Regenerative Finance, founded by Kate Poole and a collective of young people with inherited wealth, is not only making direct loans to “historically looted communities” but is committed to dispersing their wealth over time in reparation grants to these same communities.

Sallie Calhoun’s NoRegrets Initiative educates by example about how to leverage personal capital into investments that sequester carbon in the soil and so counter act the effects of climate change. Her Paicines Ranch pushes the boundaries in land, crop, and livestock management, to discover the best practices for carbon sequestration for her region of California. Her investment fund seeks projects throughout North America with similar soil regenerative objectives. Her convenings of investors and philanthropists are designed to share knowledge, experience, and fun in order to build a fellowship committed to going all-in for the climate and for future generations.

When the Institute for Community Economics closed its doors in 2008 the Schumacher Center’s Library inherited its archives, books, and records. But there were no pictures of CIFund’s board gathered together. We failed to recognize the moment and capture it. It was pre-internet and we were word focused, not picture focused. Nevertheless a movement was birthed.
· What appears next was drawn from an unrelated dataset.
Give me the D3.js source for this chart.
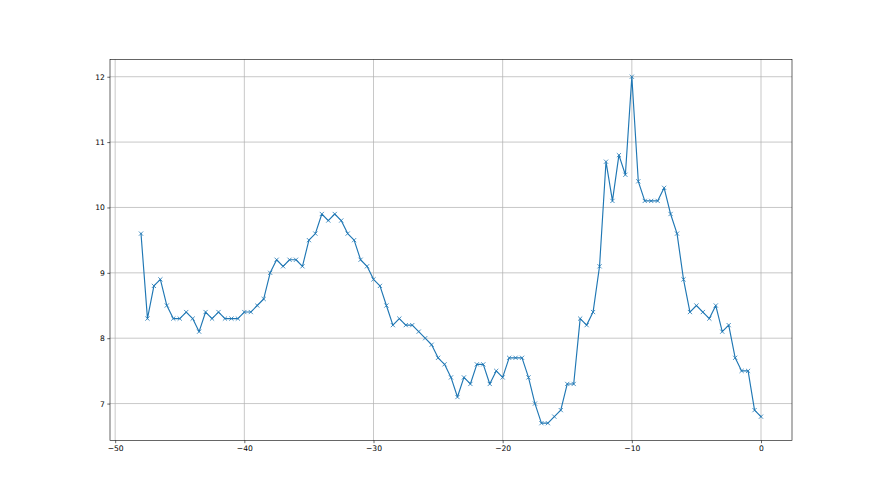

Socially responsible investing and impact investing effect change by moving capital to finance projects that meet targeted goals.  Much has been accomplished in this way. But in the end, with a few exceptions, the investor retains ownership of the capital investment. Interest is charged and the rented funds must be repaid. Wealth is not redistributed, but rather re-deployed. What might be further achieved when the creation of money itself is democratized? We will explore this in a later newsletter— beyond financing.

Our thanks to Schumacher Center Friends who have supported the organization through the years. Many good wishes to all for the new year.